Carbon nanotubes (CNT), with diameters of a few nanometers, as fullerene derivatives represent pure carbon compounds and occur in different modifications, e.g. single walled (SWCNT) or multi-walled (MWCNT). CNT possess unusual mechanical characteristics (on molecular level approximately 50 times stronger than steel and outstanding thermal and electrical conductivity). Due to their special properties, CNT possess numerous application potentials in space, among other things, within the ranges of space structures, thermal control devices, sensor technology, electronics and biomedicine.
How NASA is Using Carbon Nanotubes
A substantial part of the nanotechnology programme of NASA is based on the development and application of CNT based materials, sensors and electronics. In particular, the huge potential for mass savings in space structures makes CNT very interesting for space applications. A further advantage of CNT composites is that the changes of the mechanical properties of the material can be indicated through changes of the electrical resistance and so possible damages could in principle be easily detected by simply monitoring the electric conductance of the material.
Cheaper and Improved Carbon Nanotubes Could Lead to Visionary Inventions
If it should succeed in the future to manufacture favourably-priced CNT with defined characteristics on industrial scale and to transfer the outstanding molecular properties into macroscopic materials, not only improved conventional spacecraft will be possible, but also the type of space applications which sound very visionary at present. Conceivable, for example, is a space elevator, consisting of a self-supporting CNT rope, which is connected from earth to a geostationary object in space (see figure 1).
Figure 1. Vision of a space elevator based on ultra-strong carbon nanotube materials.
The High Price of Carbon Nanotubes is Slowing Progress
At present, however, technical applications of CNT based materials for structures are still far away.

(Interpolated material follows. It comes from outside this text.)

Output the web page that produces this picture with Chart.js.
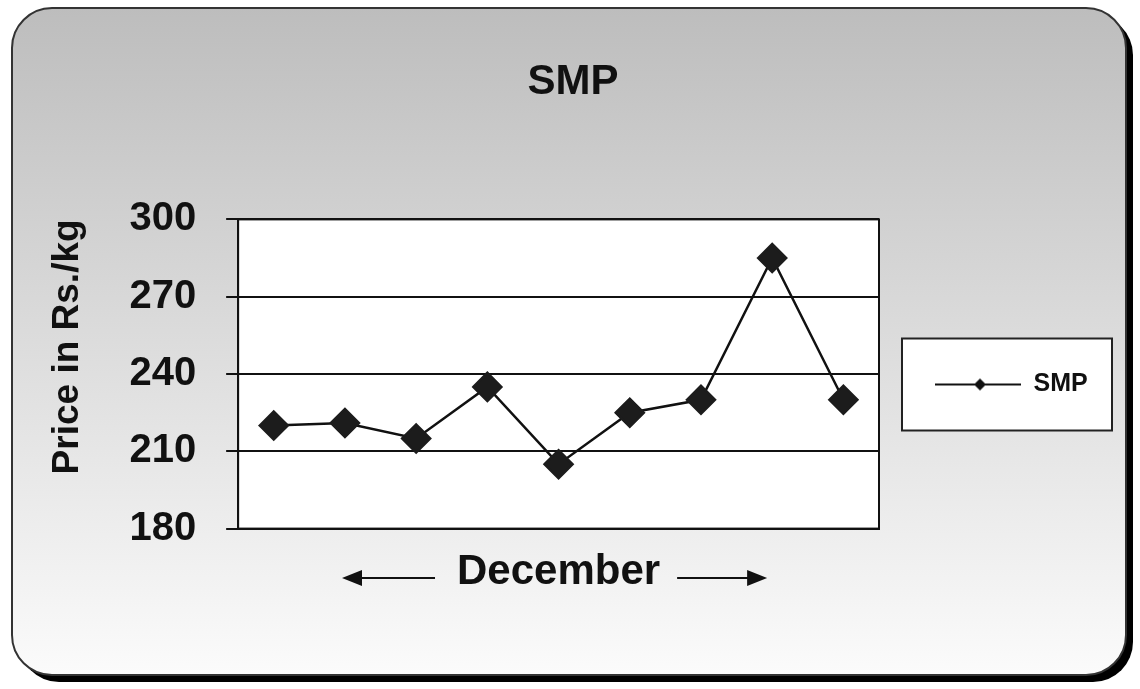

This is, on the one hand, due to the very high price, particularly for SWCNT, which amounts to approximately 500$ per gram, depending on the purity and quality of the product. The high price is due to the fact that CNT can be produced so far only on a laboratory scale, with quantities up to 100g per day through different gas-phase processes (flame synthesis, catalytic CVD, electrical arc discharge, laser ablation, etc), and require a complex cleaning procedure. On the other hand, problems concerning the transfer of the molecular properties to macroscopic materials are also still unsolved, e.g the dispersion of CNT in composite matrices or spinning of CNT to macroscopic fibers.
Problems with Producing Carbon Nanotube Composites
A problem with the production of CNT composites, e.g. reinforced polymers, is the alignment and the adhesion of the CNT in the matrix. CNT tend here to agglomerate, so that the loading rate with CNT is limited to a little weight percentage. A solution could be the chemical modification of the CNT and the chemical binding to the polymer-matrix.
Benefits of Synthesising Carbon Nanotubes with Polymer Composites
Such investigations are accomplished at present by NASA and also in Germany, for example, by the technical university Hamburg-Harburg. Only recently, scientists at the University of Oklahoma and the University of Erlangen-Nuernberg succeeded in the synthesis of SWCNT/polymer composites, with a sandwich structure containing about 50% weight percentage of SWCNT. These composites exhibit a tensile strength of up to 325MPa, and are therefore six times stronger than conventional polymers. However, this cannot compete with the mechanical properties of conventional carbon fiber reinforced polymers, which exhibit tensile strengths over 2GPa, and further technological breakthroughs should be made to exploit the potential of CNT for the production of ultralight, high-strength hybrid materials, which could be used for various structure applications in space.
Spinning Carbon Nanotubes to Macroscopic Fibers and Dragging CNT Bundles on to Silicon Substrates
Another approach for synthesis of CNT materials is the spinning of CNT to macroscopic fibers. The spinnability of CNT, however, is limited by the bad solubility in organic solvents. By dispersion of SWCNT in strong acids, however, fibers with a mostly uniform alignment and promising mechanical and electrical properties have already been achieved. Recently, Chinese researchers at Tsinghua University succeeded in the production of a 200 micron thick yarn from carbon nanotubes, by dragging a bundle of CNT grown on a silicon substrate up to 30cm length, similarly to spinning silk. If it should be possible in the future to weave such CNT fibers into macroscopic objects, numerous applications will arise also in space, e.g. in materials for electromagnetic radiation shielding or protection against mechanical impacts for space stations or astronaut suits).
Expected Timescales for Carbon Nanotube Space Applications
While applications of CNT materials for structure applications are to be expected rather in a long-term time horizon, due to their high price and problems with the scalability of production processes, other applications of CNT, such as fillers for electrically conductive polymer composites, e.g. for antistatic insulating materials, could be realized earlier. Such materials are developed, among other things, in the context of a SBIR project of NASA by the US-American companies Triton-Systems and Foster-Miller. In addition, a multiplicity of further space relevant applications of CNT is conceivable, for example, in the sensor technology or in molecular electronics.